■ **Description of the task**
Write out the data again exactly, skipping every picture.

[Start]

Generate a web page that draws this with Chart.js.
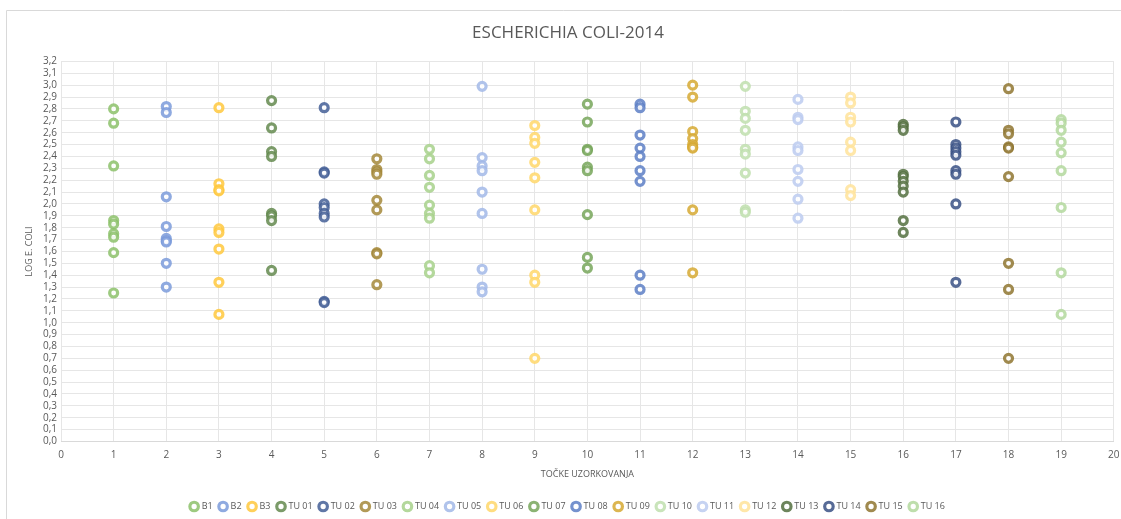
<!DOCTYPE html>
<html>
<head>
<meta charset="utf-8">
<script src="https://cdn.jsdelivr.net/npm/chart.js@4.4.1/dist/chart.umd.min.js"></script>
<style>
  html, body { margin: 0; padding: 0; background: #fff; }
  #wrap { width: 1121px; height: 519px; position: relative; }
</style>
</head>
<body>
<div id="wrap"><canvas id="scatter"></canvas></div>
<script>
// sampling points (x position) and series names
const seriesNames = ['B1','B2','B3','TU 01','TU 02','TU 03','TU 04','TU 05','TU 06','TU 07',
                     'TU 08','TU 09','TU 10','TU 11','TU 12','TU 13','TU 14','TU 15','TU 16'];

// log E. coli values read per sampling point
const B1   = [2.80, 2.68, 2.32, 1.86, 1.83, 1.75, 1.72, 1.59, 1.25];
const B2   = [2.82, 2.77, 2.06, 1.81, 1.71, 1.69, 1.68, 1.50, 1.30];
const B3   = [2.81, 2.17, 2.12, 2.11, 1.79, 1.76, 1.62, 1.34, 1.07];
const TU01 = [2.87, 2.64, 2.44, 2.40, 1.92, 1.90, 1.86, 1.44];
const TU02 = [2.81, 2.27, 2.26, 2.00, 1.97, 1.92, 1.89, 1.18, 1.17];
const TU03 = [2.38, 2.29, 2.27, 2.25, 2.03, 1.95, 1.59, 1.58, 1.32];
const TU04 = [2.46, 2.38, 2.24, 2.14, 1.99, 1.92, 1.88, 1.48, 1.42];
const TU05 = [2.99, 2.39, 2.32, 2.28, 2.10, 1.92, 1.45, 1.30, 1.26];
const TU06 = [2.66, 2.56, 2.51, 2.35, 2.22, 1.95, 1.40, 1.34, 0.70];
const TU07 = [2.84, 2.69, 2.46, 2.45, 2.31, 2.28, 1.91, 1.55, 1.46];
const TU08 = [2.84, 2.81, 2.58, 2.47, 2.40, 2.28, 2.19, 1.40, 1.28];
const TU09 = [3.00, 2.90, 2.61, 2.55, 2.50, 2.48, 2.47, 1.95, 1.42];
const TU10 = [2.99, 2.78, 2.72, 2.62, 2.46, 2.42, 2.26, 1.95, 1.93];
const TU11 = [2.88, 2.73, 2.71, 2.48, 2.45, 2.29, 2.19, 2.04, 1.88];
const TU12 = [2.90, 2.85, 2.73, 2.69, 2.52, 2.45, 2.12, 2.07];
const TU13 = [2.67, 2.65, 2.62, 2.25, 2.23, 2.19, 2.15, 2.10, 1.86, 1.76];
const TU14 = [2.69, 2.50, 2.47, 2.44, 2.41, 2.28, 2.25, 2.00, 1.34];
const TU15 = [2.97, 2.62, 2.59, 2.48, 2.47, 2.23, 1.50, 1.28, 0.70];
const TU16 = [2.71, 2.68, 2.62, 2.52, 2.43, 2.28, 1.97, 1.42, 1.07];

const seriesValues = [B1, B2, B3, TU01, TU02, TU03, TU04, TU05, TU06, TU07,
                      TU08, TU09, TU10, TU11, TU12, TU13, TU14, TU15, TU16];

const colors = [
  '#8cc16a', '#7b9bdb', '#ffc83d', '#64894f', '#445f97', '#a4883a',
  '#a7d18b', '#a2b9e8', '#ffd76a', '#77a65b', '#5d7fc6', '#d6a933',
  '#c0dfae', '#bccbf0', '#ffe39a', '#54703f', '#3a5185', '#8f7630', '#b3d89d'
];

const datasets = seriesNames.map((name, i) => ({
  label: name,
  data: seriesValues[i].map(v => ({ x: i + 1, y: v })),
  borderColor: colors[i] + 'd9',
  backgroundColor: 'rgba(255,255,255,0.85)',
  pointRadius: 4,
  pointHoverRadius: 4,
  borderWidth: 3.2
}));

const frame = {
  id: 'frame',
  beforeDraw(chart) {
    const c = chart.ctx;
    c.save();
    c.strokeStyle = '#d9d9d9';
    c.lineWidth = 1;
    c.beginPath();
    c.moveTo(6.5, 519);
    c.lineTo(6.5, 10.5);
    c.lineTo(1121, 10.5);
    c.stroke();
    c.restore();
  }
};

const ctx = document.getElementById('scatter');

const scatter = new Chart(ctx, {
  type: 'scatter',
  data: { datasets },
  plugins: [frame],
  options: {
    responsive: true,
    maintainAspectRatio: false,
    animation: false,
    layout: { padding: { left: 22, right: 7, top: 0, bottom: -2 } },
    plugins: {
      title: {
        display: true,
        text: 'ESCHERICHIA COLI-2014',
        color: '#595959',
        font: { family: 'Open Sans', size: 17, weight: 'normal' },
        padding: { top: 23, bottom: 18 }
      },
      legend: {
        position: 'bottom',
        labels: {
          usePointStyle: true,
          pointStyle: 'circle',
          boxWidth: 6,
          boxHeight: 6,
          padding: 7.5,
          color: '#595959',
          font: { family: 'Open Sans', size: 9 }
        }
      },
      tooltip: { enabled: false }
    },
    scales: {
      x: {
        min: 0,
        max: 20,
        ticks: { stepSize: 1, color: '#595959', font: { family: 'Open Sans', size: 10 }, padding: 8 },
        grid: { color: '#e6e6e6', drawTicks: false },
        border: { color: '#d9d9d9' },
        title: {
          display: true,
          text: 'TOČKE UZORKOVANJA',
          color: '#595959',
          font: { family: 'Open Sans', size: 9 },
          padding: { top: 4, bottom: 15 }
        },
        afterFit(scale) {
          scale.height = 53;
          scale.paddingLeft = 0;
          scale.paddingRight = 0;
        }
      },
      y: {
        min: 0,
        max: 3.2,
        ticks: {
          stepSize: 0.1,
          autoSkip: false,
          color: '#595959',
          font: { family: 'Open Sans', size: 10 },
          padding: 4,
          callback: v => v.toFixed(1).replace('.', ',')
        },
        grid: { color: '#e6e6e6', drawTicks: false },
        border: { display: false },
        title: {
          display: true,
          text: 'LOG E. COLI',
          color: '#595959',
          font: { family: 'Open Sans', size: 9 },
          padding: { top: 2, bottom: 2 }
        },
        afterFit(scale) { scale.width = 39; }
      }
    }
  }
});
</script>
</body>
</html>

[End]

■ **Result of the task**
Generate a web page that draws this with Chart.js.
<!DOCTYPE html>
<html>
<head>
<meta charset="utf-8">
<script src="https://cdn.jsdelivr.net/npm/chart.js@4.4.1/dist/chart.umd.min.js"></script>
<style>
  html, body { margin: 0; padding: 0; background: #fff; }
  #wrap { width: 1121px; height: 519px; position: relative; }
</style>
</head>
<body>
<div id="wrap"><canvas id="scatter"></canvas></div>
<script>
// sampling points (x position) and series names
const seriesNames = ['B1','B2','B3','TU 01','TU 02','TU 03','TU 04','TU 05','TU 06','TU 07',
                     'TU 08','TU 09','TU 10','TU 11','TU 12','TU 13','TU 14','TU 15','TU 16'];

// log E. coli values read per sampling point
const B1   = [2.80, 2.68, 2.32, 1.86, 1.83, 1.75, 1.72, 1.59, 1.25];
const B2   = [2.82, 2.77, 2.06, 1.81, 1.71, 1.69, 1.68, 1.50, 1.30];
const B3   = [2.81, 2.17, 2.12, 2.11, 1.79, 1.76, 1.62, 1.34, 1.07];
const TU01 = [2.87, 2.64, 2.44, 2.40, 1.92, 1.90, 1.86, 1.44];
const TU02 = [2.81, 2.27, 2.26, 2.00, 1.97, 1.92, 1.89, 1.18, 1.17];
const TU03 = [2.38, 2.29, 2.27, 2.25, 2.03, 1.95, 1.59, 1.58, 1.32];
const TU04 = [2.46, 2.38, 2.24, 2.14, 1.99, 1.92, 1.88, 1.48, 1.42];
const TU05 = [2.99, 2.39, 2.32, 2.28, 2.10, 1.92, 1.45, 1.30, 1.26];
const TU06 = [2.66, 2.56, 2.51, 2.35, 2.22, 1.95, 1.40, 1.34, 0.70];
const TU07 = [2.84, 2.69, 2.46, 2.45, 2.31, 2.28, 1.91, 1.55, 1.46];
const TU08 = [2.84, 2.81, 2.58, 2.47, 2.40, 2.28, 2.19, 1.40, 1.28];
const TU09 = [3.00, 2.90, 2.61, 2.55, 2.50, 2.48, 2.47, 1.95, 1.42];
const TU10 = [2.99, 2.78, 2.72, 2.62, 2.46, 2.42, 2.26, 1.95, 1.93];
const TU11 = [2.88, 2.73, 2.71, 2.48, 2.45, 2.29, 2.19, 2.04, 1.88];
const TU12 = [2.90, 2.85, 2.73, 2.69, 2.52, 2.45, 2.12, 2.07];
const TU13 = [2.67, 2.65, 2.62, 2.25, 2.23, 2.19, 2.15, 2.10, 1.86, 1.76];
const TU14 = [2.69, 2.50, 2.47, 2.44, 2.41, 2.28, 2.25, 2.00, 1.34];
const TU15 = [2.97, 2.62, 2.59, 2.48, 2.47, 2.23, 1.50, 1.28, 0.70];
const TU16 = [2.71, 2.68, 2.62, 2.52, 2.43, 2.28, 1.97, 1.42, 1.07];

const seriesValues = [B1, B2, B3, TU01, TU02, TU03, TU04, TU05, TU06, TU07,
                      TU08, TU09, TU10, TU11, TU12, TU13, TU14, TU15, TU16];

const colors = [
  '#8cc16a', '#7b9bdb', '#ffc83d', '#64894f', '#445f97', '#a4883a',
  '#a7d18b', '#a2b9e8', '#ffd76a', '#77a65b', '#5d7fc6', '#d6a933',
  '#c0dfae', '#bccbf0', '#ffe39a', '#54703f', '#3a5185', '#8f7630', '#b3d89d'
];

const datasets = seriesNames.map((name, i) => ({
  label: name,
  data: seriesValues[i].map(v => ({ x: i + 1, y: v })),
  borderColor: colors[i] + 'd9',
  backgroundColor: 'rgba(255,255,255,0.85)',
  pointRadius: 4,
  pointHoverRadius: 4,
  borderWidth: 3.2
}));

const frame = {
  id: 'frame',
  beforeDraw(chart) {
    const c = chart.ctx;
    c.save();
    c.strokeStyle = '#d9d9d9';
    c.lineWidth = 1;
    c.beginPath();
    c.moveTo(6.5, 519);
    c.lineTo(6.5, 10.5);
    c.lineTo(1121, 10.5);
    c.stroke();
    c.restore();
  }
};

const ctx = document.getElementById('scatter');

const scatter = new Chart(ctx, {
  type: 'scatter',
  data: { datasets },
  plugins: [frame],
  options: {
    responsive: true,
    maintainAspectRatio: false,
    animation: false,
    layout: { padding: { left: 22, right: 7, top: 0, bottom: -2 } },
    plugins: {
      title: {
        display: true,
        text: 'ESCHERICHIA COLI-2014',
        color: '#595959',
        font: { family: 'Open Sans', size: 17, weight: 'normal' },
        padding: { top: 23, bottom: 18 }
      },
      legend: {
        position: 'bottom',
        labels: {
          usePointStyle: true,
          pointStyle: 'circle',
          boxWidth: 6,
          boxHeight: 6,
          padding: 7.5,
          color: '#595959',
          font: { family: 'Open Sans', size: 9 }
        }
      },
      tooltip: { enabled: false }
    },
    scales: {
      x: {
        min: 0,
        max: 20,
        ticks: { stepSize: 1, color: '#595959', font: { family: 'Open Sans', size: 10 }, padding: 8 },
        grid: { color: '#e6e6e6', drawTicks: false },
        border: { color: '#d9d9d9' },
        title: {
          display: true,
          text: 'TOČKE UZORKOVANJA',
          color: '#595959',
          font: { family: 'Open Sans', size: 9 },
          padding: { top: 4, bottom: 15 }
        },
        afterFit(scale) {
          scale.height = 53;
          scale.paddingLeft = 0;
          scale.paddingRight = 0;
        }
      },
      y: {
        min: 0,
        max: 3.2,
        ticks: {
          stepSize: 0.1,
          autoSkip: false,
          color: '#595959',
          font: { family: 'Open Sans', size: 10 },
          padding: 4,
          callback: v => v.toFixed(1).replace('.', ',')
        },
        grid: { color: '#e6e6e6', drawTicks: false },
        border: { display: false },
        title: {
          display: true,
          text: 'LOG E. COLI',
          color: '#595959',
          font: { family: 'Open Sans', size: 9 },
          padding: { top: 2, bottom: 2 }
        },
        afterFit(scale) { scale.width = 39; }
      }
    }
  }
});
</script>
</body>
</html>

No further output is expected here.